## DO THIS
Retype the data exactly, from its first line to the line containing "18, 24, 30];", including both, and skip any picture.

## SOURCE EXCERPT
──────────

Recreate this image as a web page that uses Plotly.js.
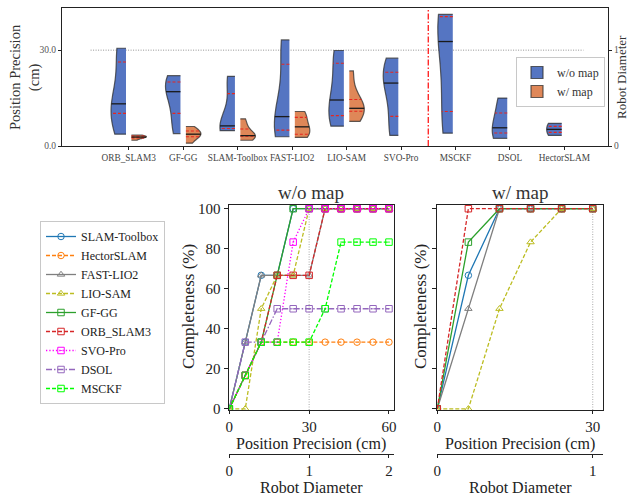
<!DOCTYPE html>
<html><head><meta charset="utf-8">
<script src="https://cdn.plot.ly/plotly-3.0.1.min.js"></script>
<style>html,body{margin:0;padding:0;background:#fff}#chart{width:629px;height:495px}</style>
</head><body><div id="chart"></div>
<script>
// ---------- DATA ----------
const CATS = ['ORB_SLAM3','GF-GG','SLAM-Toolbox','FAST-LIO2','LIO-SAM','SVO-Pro','MSCKF','DSOL','HectorSLAM'];

// Position precision per run (cm), without map
const ORB_WO   = [3.7, 9.6, 12.1, 14.3, 30.3, 30.6];
const GFGG_WO  = [3.9, 8.3, 16.0, 18.0, 20.7, 22.0];
const SLAMTB_WO= [4.8, 5.3, 6.1, 6.5, 19.7, 21.8];
const FLIO_WO  = [2.9, 4.3, 7.0, 11.4, 30.3, 33.2];
const LIOSAM_WO= [6.2, 9.0, 11.0, 17.8, 28.6, 29.9];
const SVO_WO   = [3.3, 6.2, 18.5, 20.9, 23.8, 27.5];
const MSCKF_WO = [4.0, 10.8, 32.7, 40.5, 41.2];
const DSOL_WO  = [2.4, 5.7, 15.0];
const HECTOR_WO= [3.3, 7.1];

// Position precision per run (cm), with map
const ORB_W    = [1.8, 2.5, 2.7, 2.9, 3.2, 3.4];
const GFGG_W   = [0.9, 2.7, 3.4, 4.0, 4.9, 6.1];
const SLAMTB_W = [1.8, 3.0, 3.15, 3.35, 5.95, 8.5];
const FLIO_W   = [2.7, 3.1, 5.5, 6.5, 9.8, 10.8];
const LIOSAM_W = [7.7, 10.7, 11.5, 12.1, 15.4, 23.5];

// Completeness (%) vs precision threshold (cm)
const THRESH_WO = [0, 6, 12, 18, 24, 30, 36, 42, 48, 54, 60];
const THRESH_W  = [0, 6, 12, 18, 24, 30];

const COMP_WO_SLAMTB = [0, 33.3, 66.7, 66.7, 100, 100, 100, 100, 100, 100, 100];
const COMP_WO_HECTOR = [0, 16.7, 33.3, 33.3, 33.3, 33.3, 33.3, 33.3, 33.3, 33.3, 33.3];
const COMP_WO_FLIO   = [0, 33.3, 66.7, 66.7, 66.7, 66.7, 100, 100, 100, 100, 100];
const COMP_WO_LIOSAM = [0, 0, 50, 66.7, 66.7, 100, 100, 100, 100, 100, 100];
const COMP_WO_GFGG   = [0, 16.7, 33.3, 66.7, 100, 100, 100, 100, 100, 100, 100];
const COMP_WO_ORB    = [0, 16.7, 33.3, 66.7, 66.7, 66.7, 100, 100, 100, 100, 100];
const COMP_WO_SVO    = [0, 16.7, 33.3, 33.3, 83.3, 100, 100, 100, 100, 100, 100];
const COMP_WO_DSOL   = [0, 33.3, 33.3, 50, 50, 50, 50, 50, 50, 50, 50];
const COMP_WO_MSCKF  = [0, 16.7, 33.3, 33.3, 33.3, 33.3, 50, 83.3, 83.3, 83.3, 83.3];

const COMP_W_SLAMTB = [0, 66.7, 100, 100, 100, 100];
const COMP_W_FLIO   = [0, 50, 100, 100, 100, 100];
const COMP_W_LIOSAM = [0, 0, 50, 83.3, 100, 100];
const COMP_W_GFGG   = [0, 83.3, 100, 100, 100, 100];
const COMP_W_ORB    = [0, 100, 100, 100, 100, 100];

const THRESH_CM = 30;      // 1 robot diameter = 30 cm
const SPLIT_AT = 5.5;      // separator between SVO-Pro and MSCKF

// ---------- BUILD ----------
const PREC_WO = [ORB_WO, GFGG_WO, SLAMTB_WO, FLIO_WO, LIOSAM_WO, SVO_WO, MSCKF_WO, DSOL_WO, HECTOR_WO];
const PREC_W  = [ORB_W, GFGG_W, SLAMTB_W, FLIO_W, LIOSAM_W, null, null, null, null];

const FONT = 'Liberation Serif, DejaVu Serif, serif';
const BLUE = '#5575C2', ORANGE = '#DF8758';
const VW = 0.55, GAP = 0.05;
const YMAX = 43.2;

function quantile(arr, p){
  const s = [...arr].sort((a,b)=>a-b);
  const pos = p*(s.length-1), lo = Math.floor(pos), hi = Math.ceil(pos);
  return s[lo] + (s[hi]-s[lo])*(pos-lo);
}
function sdev(arr){
  const m = arr.reduce((a,b)=>a+b,0)/arr.length;
  return Math.sqrt(arr.reduce((a,b)=>a+(b-m)*(b-m),0)/(arr.length-1));
}
function scottBw(arr){ return sdev(arr)*Math.pow(arr.length,-0.2); }
function kde(arr,h){ return x => arr.reduce((s,v)=>s+Math.exp(-0.5*((x-v)/h)*((x-v)/h)),0); }

const traces = [];
const qx=[], qy=[], mx=[], my=[];
let shownWo=false, shownW=false;
CATS.forEach((c,i)=>{
  const sets = [
    {vals:PREC_WO[i], side:'negative', off:-GAP, col:BLUE, nm:'w/o map', grp:'wo', sign:-1},
    {vals:PREC_W[i],  side:'positive', off: GAP, col:ORANGE, nm:'w/ map', grp:'w', sign:1}
  ];
  sets.forEach(st=>{
    if(!st.vals) return;
    const h = scottBw(st.vals);
    const first = st.grp==='wo' ? !shownWo : !shownW;
    if(st.grp==='wo') shownWo=true; else shownW=true;
    const pos = i + st.off;
    traces.push({
      type:'violin', x0:pos, y:st.vals, side:st.side, width:VW, bandwidth:h,
      spanmode:'hard', points:false, scalemode:'width', scalegroup:'g'+i+st.grp,
      fillcolor:st.col, line:{color:'rgba(45,45,45,0.75)', width:1.2},
      box:{visible:false}, meanline:{visible:false},
      name:st.nm, legend:'legend2', legendgroup:st.grp, showlegend:first,
      hoverinfo:'skip', xaxis:'x', yaxis:'y'
    });
    const f = kde(st.vals,h);
    const lo = Math.min(...st.vals), hi = Math.max(...st.vals);
    let mk = 0;
    for(let k=0;k<=600;k++){ mk = Math.max(mk, f(lo+(hi-lo)*k/600)); }
    [0.25,0.5,0.75].forEach(p=>{
      const q = quantile(st.vals,p);
      const len = f(q)/mk*VW/2;
      const X = (p===0.5)?mx:qx, Y=(p===0.5)?my:qy;
      X.push(pos, pos+st.sign*len, null); Y.push(q,q,null);
    });
  });
});
traces.push({type:'scatter', mode:'lines', x:qx, y:qy, xaxis:'x', yaxis:'y', line:{color:'#e8261f', width:1.1, dash:'3px,2px'}, showlegend:false, hoverinfo:'skip'});
traces.push({type:'scatter', mode:'lines', x:mx, y:my, xaxis:'x', yaxis:'y', line:{color:'#1a1a1a', width:1.3}, showlegend:false, hoverinfo:'skip'});

const SERIES = [
  {name:'SLAM-Toolbox', color:'#1f77b4', dash:'solid', symbol:'circle-open', wo:COMP_WO_SLAMTB, w:COMP_W_SLAMTB},
  {name:'HectorSLAM', color:'#ff7f0e', dash:'4px,2px', symbol:'circle-open', wo:COMP_WO_HECTOR, w:null},
  {name:'FAST-LIO2', color:'#7f7f7f', dash:'solid', symbol:'triangle-up-open', wo:COMP_WO_FLIO, w:COMP_W_FLIO},
  {name:'LIO-SAM', color:'#bcbd22', dash:'4px,2px', symbol:'triangle-up-open', wo:COMP_WO_LIOSAM, w:COMP_W_LIOSAM},
  {name:'GF-GG', color:'#2ca02c', dash:'solid', symbol:'square-open', wo:COMP_WO_GFGG, w:COMP_W_GFGG},
  {name:'ORB_SLAM3', color:'#d62728', dash:'4px,2px', symbol:'square-open', wo:COMP_WO_ORB, w:COMP_W_ORB},
  {name:'SVO-Pro', color:'#ff00ff', dash:'1.3px,2px', symbol:'square-open-dot', wo:COMP_WO_SVO, w:null},
  {name:'DSOL', color:'#9467bd', dash:'6px,2px,1.5px,2px', symbol:'square-open-dot', wo:COMP_WO_DSOL, w:null},
  {name:'MSCKF', color:'#00ff00', dash:'4px,2px', symbol:'square-open-dot', wo:COMP_WO_MSCKF, w:null}
];
SERIES.forEach(s=>{
  const base = {type:'scatter', mode:'lines+markers', name:s.name, legendgroup:s.name,
    line:{color:s.color, width:1.3, dash:s.dash},
    marker:{symbol:s.symbol, size:6.5, color:s.color, line:{width:1, color:s.color}},
    hoverinfo:'skip'};
  traces.push(Object.assign({}, base, {x:THRESH_WO, y:s.wo, xaxis:'x2', yaxis:'y3', legend:'legend'}));
  if(s.w) traces.push(Object.assign({}, base, {x:THRESH_W, y:s.w, xaxis:'x3', yaxis:'y4', showlegend:false}));
});
// axis carriers for overlay axes
traces.push({type:'scatter', x:[], y:[], xaxis:'x', yaxis:'y2', showlegend:false, hoverinfo:'skip'});
traces.push({type:'scatter', x:[], y:[], xaxis:'x4', yaxis:'y3', showlegend:false, hoverinfo:'skip'});
traces.push({type:'scatter', x:[], y:[], xaxis:'x5', yaxis:'y4', showlegend:false, hoverinfo:'skip'});

// ---------- LAYOUT ----------
const W=629, H=495;
const P = px=>px/W, Q = py=>1-py/H;
const X2R = [-0.3, 62], X3R = [-0.15, 32];
const YB = [-0.6, 102];
const common = {showgrid:false, zeroline:false, showline:true, linecolor:'#222', linewidth:1, ticks:'outside', tickcolor:'#222'};
const btick = {size:15, color:'#222', family:FONT};

const layout = {
  width:W, height:H, margin:{l:0,r:0,t:0,b:0},
  paper_bgcolor:'#fff', plot_bgcolor:'#fff',
  font:{family:FONT, color:'#222'},
  showlegend:true, violinmode:'overlay', violingap:0, violingroupgap:0,
  hovermode:false,
  xaxis:Object.assign({}, common, {domain:[P(62),P(608)], anchor:'y', type:'linear', range:[-1.225,8.8],
    tickvals:CATS.map((_,i)=>i), ticktext:CATS, ticklen:3, mirror:true, tickfont:{size:9.3,color:'#444',family:FONT}}),
  yaxis:Object.assign({}, common, {domain:[Q(146),Q(8)], anchor:'x', range:[0,YMAX],
    tickvals:[0,30], ticktext:['0.0','30.0'], ticklen:3, mirror:true, tickfont:{size:9.5,color:'#555',family:FONT}}),
  yaxis2:{overlaying:'y', side:'right', anchor:'x', range:[0,YMAX/THRESH_CM], tickvals:[0,1], ticktext:['0','1'],
    ticks:'outside', ticklen:3, tickcolor:'#222', showgrid:false, zeroline:false, showline:false,
    tickfont:{size:9.5,color:'#555',family:FONT}},
  xaxis2:Object.assign({}, common, {domain:[P(228.5),P(394.3)], anchor:'y3', range:X2R, tickvals:[0,30,60], ticklen:3, mirror:true, tickfont:btick}),
  yaxis3:Object.assign({}, common, {domain:[Q(410),Q(204.7)], anchor:'x2', range:YB, tickvals:[0,20,40,60,80,100], ticklen:4, mirror:true, tickfont:btick}),
  xaxis3:Object.assign({}, common, {domain:[P(436.5),P(603.1)], anchor:'y4', range:X3R, tickvals:[0,30], ticklen:3, mirror:true, tickfont:btick}),
  yaxis4:Object.assign({}, common, {domain:[Q(410),Q(204.7)], anchor:'x3', range:YB, tickvals:[0,20,40,60,80,100], ticklen:4, mirror:true, showticklabels:false}),
  xaxis4:Object.assign({}, common, {overlaying:'x2', anchor:'free', position:Q(454), side:'bottom',
    range:X2R.map(v=>v/THRESH_CM), tickvals:[0,1,2], ticklen:3, tickfont:btick}),
  xaxis5:Object.assign({}, common, {overlaying:'x3', anchor:'free', position:Q(454), side:'bottom',
    range:X3R.map(v=>v/THRESH_CM), tickvals:[0,1], ticklen:3, tickfont:btick}),
  legend:{x:P(40), y:Q(221), xanchor:'left', yanchor:'top', bgcolor:'#fff', bordercolor:'#c8c8c8', borderwidth:1,
    font:{size:12, family:FONT, color:'#222'}, tracegroupgap:0, itemwidth:30},
  legend2:{x:P(516), y:Q(57), xanchor:'left', yanchor:'top', bgcolor:'rgba(255,255,255,0.9)', bordercolor:'#c8c8c8', borderwidth:1,
    font:{size:12, family:FONT, color:'#333'}, tracegroupgap:0},
  shapes:[
    {type:'line', layer:'below', xref:'x', yref:'y', x0:-0.7, x1:8.35, y0:THRESH_CM, y1:THRESH_CM, line:{color:'#777', width:0.8, dash:'1px,1.5px'}},
    {type:'line', layer:'above', xref:'x', yref:'y domain', x0:SPLIT_AT, x1:SPLIT_AT, y0:0, y1:1, line:{color:'#ff1a1a', width:1.3, dash:'6px,2px,1.5px,2px'}},
    {type:'line', layer:'below', xref:'x2', yref:'y3 domain', x0:THRESH_CM, x1:THRESH_CM, y0:0, y1:1, line:{color:'#aaa', width:1, dash:'1px,1.5px'}},
    {type:'line', layer:'below', xref:'x3', yref:'y4 domain', x0:THRESH_CM, x1:THRESH_CM, y0:0, y1:1, line:{color:'#aaa', width:1, dash:'1px,1.5px'}}
  ],
  annotations:[
    {text:'Position Precision<br>(cm)', xref:'paper', yref:'paper', x:P(25), y:Q(77), textangle:-90, xanchor:'center', yanchor:'middle', showarrow:false, font:{size:14.5, color:'#333', family:FONT}},
    {text:'Robot Diameter', xref:'paper', yref:'paper', x:P(621), y:Q(77), textangle:-90, xanchor:'center', yanchor:'middle', showarrow:false, font:{size:13, color:'#333', family:FONT}},
    {text:'w/o map', xref:'paper', yref:'paper', x:P(311.4), y:Q(192), xanchor:'center', yanchor:'middle', showarrow:false, font:{size:19, color:'#333', family:FONT}},
    {text:'w/ map', xref:'paper', yref:'paper', x:P(520), y:Q(192), xanchor:'center', yanchor:'middle', showarrow:false, font:{size:19, color:'#333', family:FONT}},
    {text:'Completeness (%)', xref:'paper', yref:'paper', x:P(188), y:Q(307), textangle:-90, xanchor:'center', yanchor:'middle', showarrow:false, font:{size:17, color:'#222', family:FONT}},
    {text:'Completeness (%)', xref:'paper', yref:'paper', x:P(420), y:Q(307), textangle:-90, xanchor:'center', yanchor:'middle', showarrow:false, font:{size:17, color:'#222', family:FONT}},
    {text:'Position Precision (cm)', xref:'paper', yref:'paper', x:P(311.4), y:Q(444), xanchor:'center', yanchor:'middle', showarrow:false, font:{size:16, color:'#222', family:FONT}},
    {text:'Position Precision (cm)', xref:'paper', yref:'paper', x:P(520), y:Q(444), xanchor:'center', yanchor:'middle', showarrow:false, font:{size:16, color:'#222', family:FONT}},
    {text:'Robot Diameter', xref:'paper', yref:'paper', x:P(311.4), y:Q(487.5), xanchor:'center', yanchor:'middle', showarrow:false, font:{size:16, color:'#222', family:FONT}},
    {text:'Robot Diameter', xref:'paper', yref:'paper', x:P(520), y:Q(487.5), xanchor:'center', yanchor:'middle', showarrow:false, font:{size:16, color:'#222', family:FONT}}
  ]
};

Plotly.newPlot('chart', traces, layout, {staticPlot:true, displayModeBar:false});
</script>
</body></html>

──────────

## RESULT OF THIS EXERCISE
Recreate this image as a web page that uses Plotly.js.
<!DOCTYPE html>
<html><head><meta charset="utf-8">
<script src="https://cdn.plot.ly/plotly-3.0.1.min.js"></script>
<style>html,body{margin:0;padding:0;background:#fff}#chart{width:629px;height:495px}</style>
</head><body><div id="chart"></div>
<script>
// ---------- DATA ----------
const CATS = ['ORB_SLAM3','GF-GG','SLAM-Toolbox','FAST-LIO2','LIO-SAM','SVO-Pro','MSCKF','DSOL','HectorSLAM'];

// Position precision per run (cm), without map
const ORB_WO   = [3.7, 9.6, 12.1, 14.3, 30.3, 30.6];
const GFGG_WO  = [3.9, 8.3, 16.0, 18.0, 20.7, 22.0];
const SLAMTB_WO= [4.8, 5.3, 6.1, 6.5, 19.7, 21.8];
const FLIO_WO  = [2.9, 4.3, 7.0, 11.4, 30.3, 33.2];
const LIOSAM_WO= [6.2, 9.0, 11.0, 17.8, 28.6, 29.9];
const SVO_WO   = [3.3, 6.2, 18.5, 20.9, 23.8, 27.5];
const MSCKF_WO = [4.0, 10.8, 32.7, 40.5, 41.2];
const DSOL_WO  = [2.4, 5.7, 15.0];
const HECTOR_WO= [3.3, 7.1];

// Position precision per run (cm), with map
const ORB_W    = [1.8, 2.5, 2.7, 2.9, 3.2, 3.4];
const GFGG_W   = [0.9, 2.7, 3.4, 4.0, 4.9, 6.1];
const SLAMTB_W = [1.8, 3.0, 3.15, 3.35, 5.95, 8.5];
const FLIO_W   = [2.7, 3.1, 5.5, 6.5, 9.8, 10.8];
const LIOSAM_W = [7.7, 10.7, 11.5, 12.1, 15.4, 23.5];

// Completeness (%) vs precision threshold (cm)
const THRESH_WO = [0, 6, 12, 18, 24, 30, 36, 42, 48, 54, 60];
const THRESH_W  = [0, 6, 12, 18, 24, 30];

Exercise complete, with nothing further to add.